> _STATED TASK_: Print the lines from the one that contains "Recreate this image" to the one that contains "(0,0) rectangle (718,538);", inclusive, exactly as they appear, and please drop any pictures.

|---|

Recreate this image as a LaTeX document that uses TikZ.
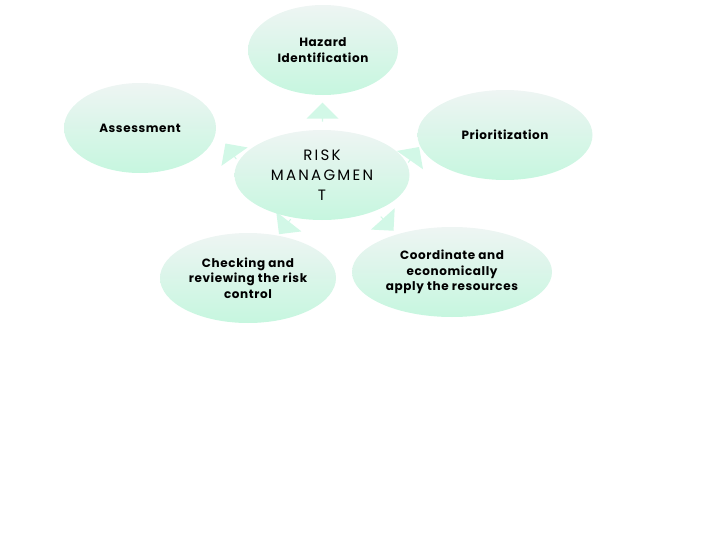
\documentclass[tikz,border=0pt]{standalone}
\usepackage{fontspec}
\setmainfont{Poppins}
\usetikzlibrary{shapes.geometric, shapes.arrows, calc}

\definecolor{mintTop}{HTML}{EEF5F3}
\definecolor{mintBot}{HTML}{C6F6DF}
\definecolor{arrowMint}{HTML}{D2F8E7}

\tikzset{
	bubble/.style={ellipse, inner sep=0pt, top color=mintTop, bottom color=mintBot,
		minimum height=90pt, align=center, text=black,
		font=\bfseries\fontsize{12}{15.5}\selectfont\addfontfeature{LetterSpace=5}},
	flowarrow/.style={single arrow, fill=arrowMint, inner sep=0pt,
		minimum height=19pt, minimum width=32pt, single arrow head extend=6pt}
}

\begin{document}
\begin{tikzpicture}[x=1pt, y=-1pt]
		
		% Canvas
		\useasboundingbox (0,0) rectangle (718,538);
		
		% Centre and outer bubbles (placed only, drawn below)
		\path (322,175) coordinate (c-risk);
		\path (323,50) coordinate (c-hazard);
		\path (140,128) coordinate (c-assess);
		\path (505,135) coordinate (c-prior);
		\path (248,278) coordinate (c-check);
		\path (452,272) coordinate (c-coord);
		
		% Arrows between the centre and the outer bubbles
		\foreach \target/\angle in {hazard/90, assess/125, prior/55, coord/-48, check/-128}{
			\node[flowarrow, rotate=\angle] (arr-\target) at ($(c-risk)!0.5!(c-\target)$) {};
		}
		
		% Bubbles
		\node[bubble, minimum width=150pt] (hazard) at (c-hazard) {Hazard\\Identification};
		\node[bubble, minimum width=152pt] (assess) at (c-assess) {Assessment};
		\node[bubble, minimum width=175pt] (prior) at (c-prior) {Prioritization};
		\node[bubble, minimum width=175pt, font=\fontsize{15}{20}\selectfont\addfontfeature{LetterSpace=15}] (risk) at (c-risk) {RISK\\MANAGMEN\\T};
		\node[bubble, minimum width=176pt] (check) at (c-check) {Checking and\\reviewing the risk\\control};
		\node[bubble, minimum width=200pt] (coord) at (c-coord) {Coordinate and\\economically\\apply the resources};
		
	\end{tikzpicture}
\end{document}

|---|

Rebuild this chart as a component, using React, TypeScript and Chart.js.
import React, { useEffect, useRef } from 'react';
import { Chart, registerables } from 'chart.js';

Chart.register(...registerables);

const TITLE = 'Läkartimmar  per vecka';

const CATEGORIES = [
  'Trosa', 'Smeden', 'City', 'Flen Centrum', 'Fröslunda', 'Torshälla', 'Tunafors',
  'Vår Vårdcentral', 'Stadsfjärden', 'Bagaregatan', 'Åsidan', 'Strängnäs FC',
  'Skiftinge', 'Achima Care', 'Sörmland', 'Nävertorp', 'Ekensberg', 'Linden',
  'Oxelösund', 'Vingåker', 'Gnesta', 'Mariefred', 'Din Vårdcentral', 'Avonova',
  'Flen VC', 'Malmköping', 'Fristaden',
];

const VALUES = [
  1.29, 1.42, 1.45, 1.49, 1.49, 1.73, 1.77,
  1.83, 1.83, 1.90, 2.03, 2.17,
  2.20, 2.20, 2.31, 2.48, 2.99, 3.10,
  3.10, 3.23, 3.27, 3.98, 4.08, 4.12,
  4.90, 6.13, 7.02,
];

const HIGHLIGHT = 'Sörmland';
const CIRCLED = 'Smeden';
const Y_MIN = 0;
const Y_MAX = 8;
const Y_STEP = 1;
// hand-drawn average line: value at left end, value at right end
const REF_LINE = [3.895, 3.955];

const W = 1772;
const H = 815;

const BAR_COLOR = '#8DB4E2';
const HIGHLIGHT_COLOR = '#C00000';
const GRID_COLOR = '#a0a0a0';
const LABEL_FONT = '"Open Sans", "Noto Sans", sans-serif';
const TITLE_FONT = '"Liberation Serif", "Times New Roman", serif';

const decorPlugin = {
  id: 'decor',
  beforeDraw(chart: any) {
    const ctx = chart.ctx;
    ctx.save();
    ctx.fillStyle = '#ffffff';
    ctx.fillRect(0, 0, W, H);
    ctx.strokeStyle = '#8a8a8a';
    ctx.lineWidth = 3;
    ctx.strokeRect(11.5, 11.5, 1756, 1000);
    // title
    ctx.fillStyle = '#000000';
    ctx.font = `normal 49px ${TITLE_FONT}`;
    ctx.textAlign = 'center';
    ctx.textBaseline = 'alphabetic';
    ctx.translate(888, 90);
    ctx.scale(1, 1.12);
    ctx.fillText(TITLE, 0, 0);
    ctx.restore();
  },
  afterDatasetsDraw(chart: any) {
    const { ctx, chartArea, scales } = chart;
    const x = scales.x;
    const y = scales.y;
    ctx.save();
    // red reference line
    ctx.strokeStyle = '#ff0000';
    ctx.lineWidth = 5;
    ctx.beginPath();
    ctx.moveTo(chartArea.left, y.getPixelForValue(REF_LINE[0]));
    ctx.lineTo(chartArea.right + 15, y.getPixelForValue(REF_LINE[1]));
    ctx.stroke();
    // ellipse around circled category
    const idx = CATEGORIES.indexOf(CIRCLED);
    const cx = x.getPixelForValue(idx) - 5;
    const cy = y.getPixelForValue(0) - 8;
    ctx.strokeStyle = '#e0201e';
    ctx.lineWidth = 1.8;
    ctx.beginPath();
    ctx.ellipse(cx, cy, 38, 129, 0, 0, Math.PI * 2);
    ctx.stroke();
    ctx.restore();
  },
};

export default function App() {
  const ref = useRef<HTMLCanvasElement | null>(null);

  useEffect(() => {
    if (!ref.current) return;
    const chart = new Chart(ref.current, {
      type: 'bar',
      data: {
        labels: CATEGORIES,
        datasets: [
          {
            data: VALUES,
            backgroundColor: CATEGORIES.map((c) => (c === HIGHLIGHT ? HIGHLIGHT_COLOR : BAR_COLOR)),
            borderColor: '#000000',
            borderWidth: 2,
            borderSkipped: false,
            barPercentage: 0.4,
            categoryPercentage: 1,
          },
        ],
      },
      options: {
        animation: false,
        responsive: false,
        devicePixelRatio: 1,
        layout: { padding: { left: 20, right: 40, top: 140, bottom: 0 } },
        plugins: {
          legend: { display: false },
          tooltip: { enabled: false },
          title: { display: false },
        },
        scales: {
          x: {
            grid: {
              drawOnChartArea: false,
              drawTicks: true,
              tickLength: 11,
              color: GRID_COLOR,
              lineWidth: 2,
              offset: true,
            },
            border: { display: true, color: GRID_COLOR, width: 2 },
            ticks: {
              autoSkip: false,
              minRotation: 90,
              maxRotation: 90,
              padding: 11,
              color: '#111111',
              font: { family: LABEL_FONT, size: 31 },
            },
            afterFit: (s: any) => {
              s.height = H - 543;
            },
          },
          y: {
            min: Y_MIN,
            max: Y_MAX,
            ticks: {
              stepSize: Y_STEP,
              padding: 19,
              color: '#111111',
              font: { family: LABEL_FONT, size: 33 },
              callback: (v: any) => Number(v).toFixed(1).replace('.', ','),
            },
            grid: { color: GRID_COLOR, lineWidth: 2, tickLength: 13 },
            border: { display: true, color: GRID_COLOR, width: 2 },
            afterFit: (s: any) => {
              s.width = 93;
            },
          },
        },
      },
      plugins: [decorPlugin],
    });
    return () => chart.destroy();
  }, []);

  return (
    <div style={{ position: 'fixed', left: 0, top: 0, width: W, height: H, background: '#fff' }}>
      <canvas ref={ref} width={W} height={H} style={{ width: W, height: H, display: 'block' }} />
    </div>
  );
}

|---|

> _ANSWER_:
Recreate this image as a LaTeX document that uses TikZ.
\documentclass[tikz,border=0pt]{standalone}
\usepackage{fontspec}
\setmainfont{Poppins}
\usetikzlibrary{shapes.geometric, shapes.arrows, calc}

\definecolor{mintTop}{HTML}{EEF5F3}
\definecolor{mintBot}{HTML}{C6F6DF}
\definecolor{arrowMint}{HTML}{D2F8E7}

\tikzset{
	bubble/.style={ellipse, inner sep=0pt, top color=mintTop, bottom color=mintBot,
		minimum height=90pt, align=center, text=black,
		font=\bfseries\fontsize{12}{15.5}\selectfont\addfontfeature{LetterSpace=5}},
	flowarrow/.style={single arrow, fill=arrowMint, inner sep=0pt,
		minimum height=19pt, minimum width=32pt, single arrow head extend=6pt}
}

\begin{document}
\begin{tikzpicture}[x=1pt, y=-1pt]
		
		% Canvas
		\useasboundingbox (0,0) rectangle (718,538);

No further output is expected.